3. Provide the biblical context for the cell meeting.

One error is for cell leaders to jump into the cell questions without reviewing the context of the Bible passage.  The cell leader might believe that since the cell members were in the Sunday service, and since they heard the message, they have sufficient background to answer the questions. The truth is that members often forget or don’t understand the sermon. Most people receive immediate edification during a sermon, but they forget the sermon details. Before asking questions about the biblical passage, the cell members need to hear a short summary about the main points of the biblical passage. Afterwards, they will be better prepared to answer the questions.

4. Listen, listen, listen.

The best cell meeting leaders are great listeners! they talk 30% of the time and allow others to speak 70% of the time. They realize that the strength of the cell group is to convert each member into a minister, and the best way to do this is to allow people to share their understanding of the passage and even be willing to fail in the process. Listening makes this happen.

5. Don’t forget the “witness time.”

Every cell meeting leader runs out of time and many don’t focus on evangelism at the end of the group. Remember that cell members grow as they reach out. I don’t believe we can emphasize evangelism too much. New people need Jesus, and they need the community of a cell group. Cell members should exercise their muscles to get to know non-Christians and invite them to the group, and the  final 15 minutes (normally called the “witness time”) helps in holding them accountable and even planning evangelistic activity.

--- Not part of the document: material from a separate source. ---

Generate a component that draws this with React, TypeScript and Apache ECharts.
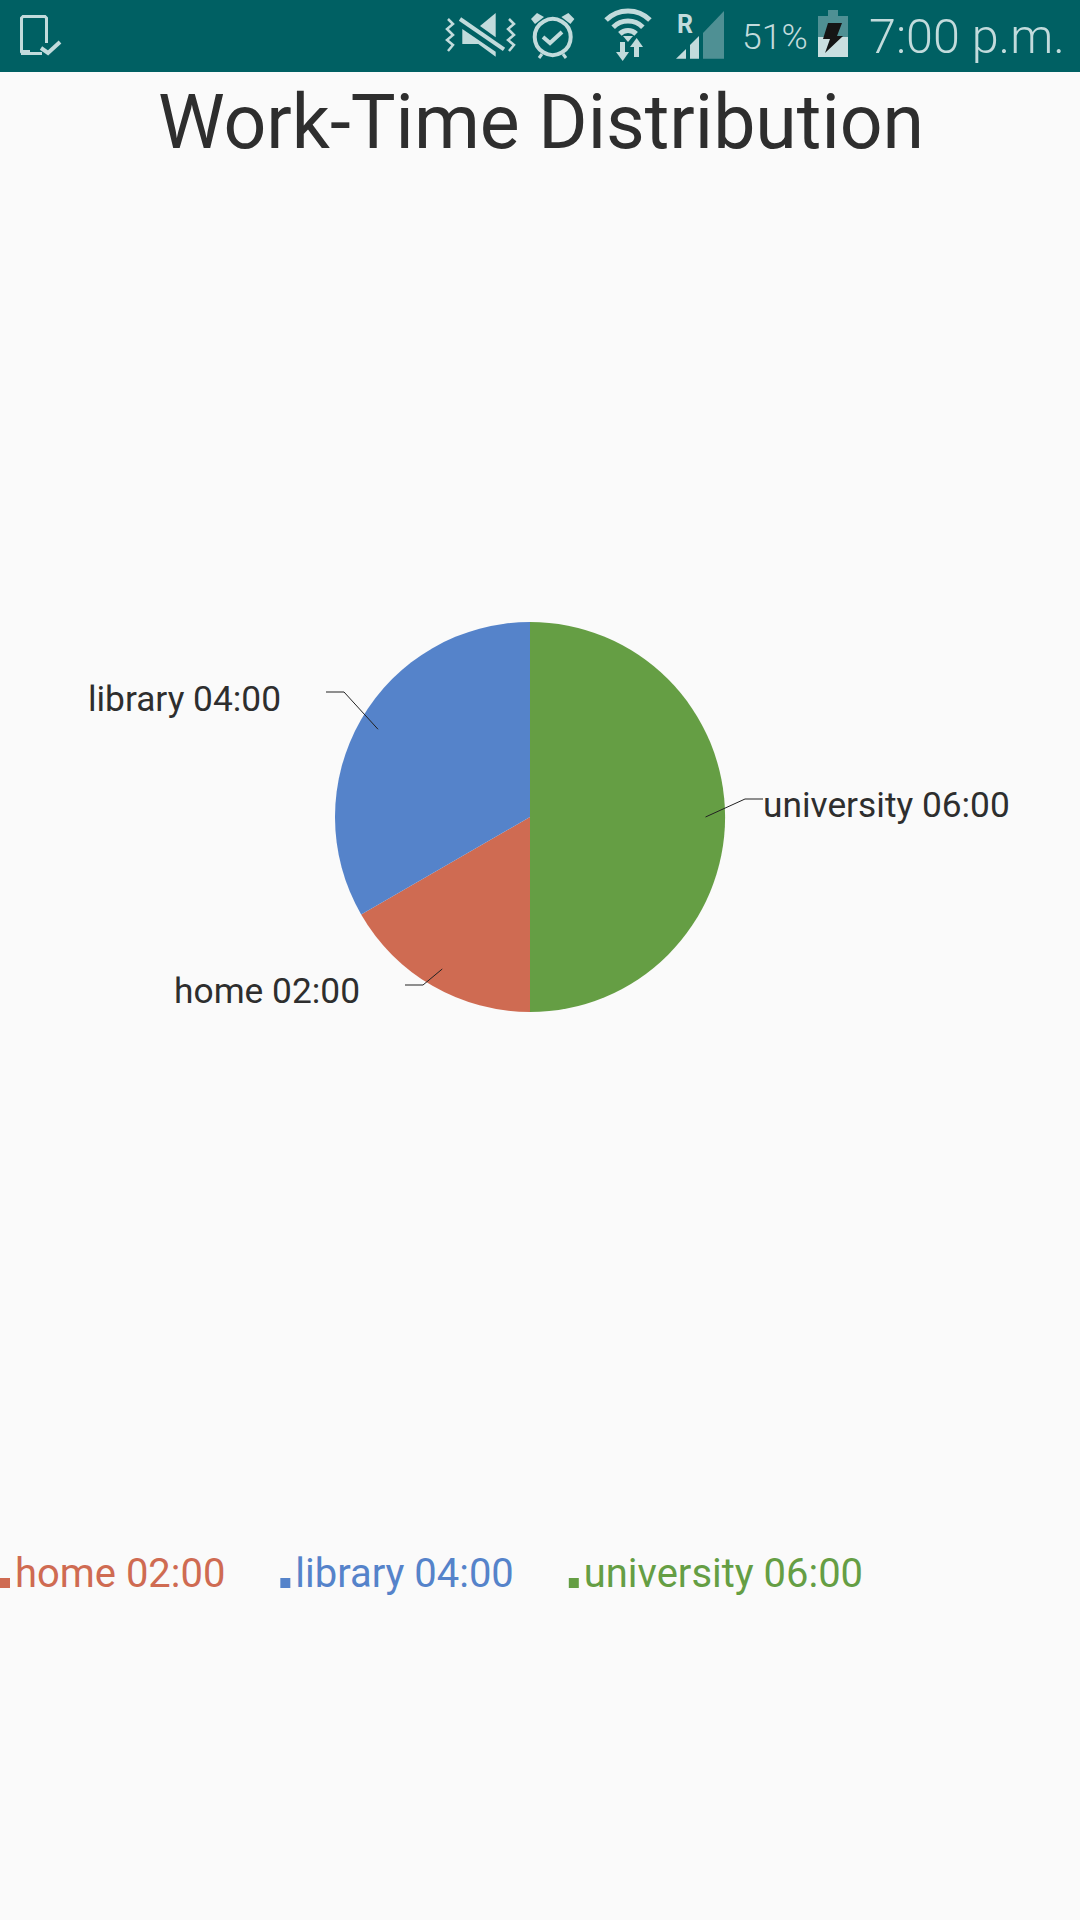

6. Close after 1-1/2 hours.

Be spiritual and close on time! People have their own lives beyond the cell group, and they will be more willing to come back if they know the leader is sensitive to closing the meeting on time. And remember that fellowship after the cell group is vitally important. Personal ministry takes place during the refreshment time, and effective cell leaders make sure that people have enough time to hang out, rather than having to leave immediately because the leader didn’t close on time.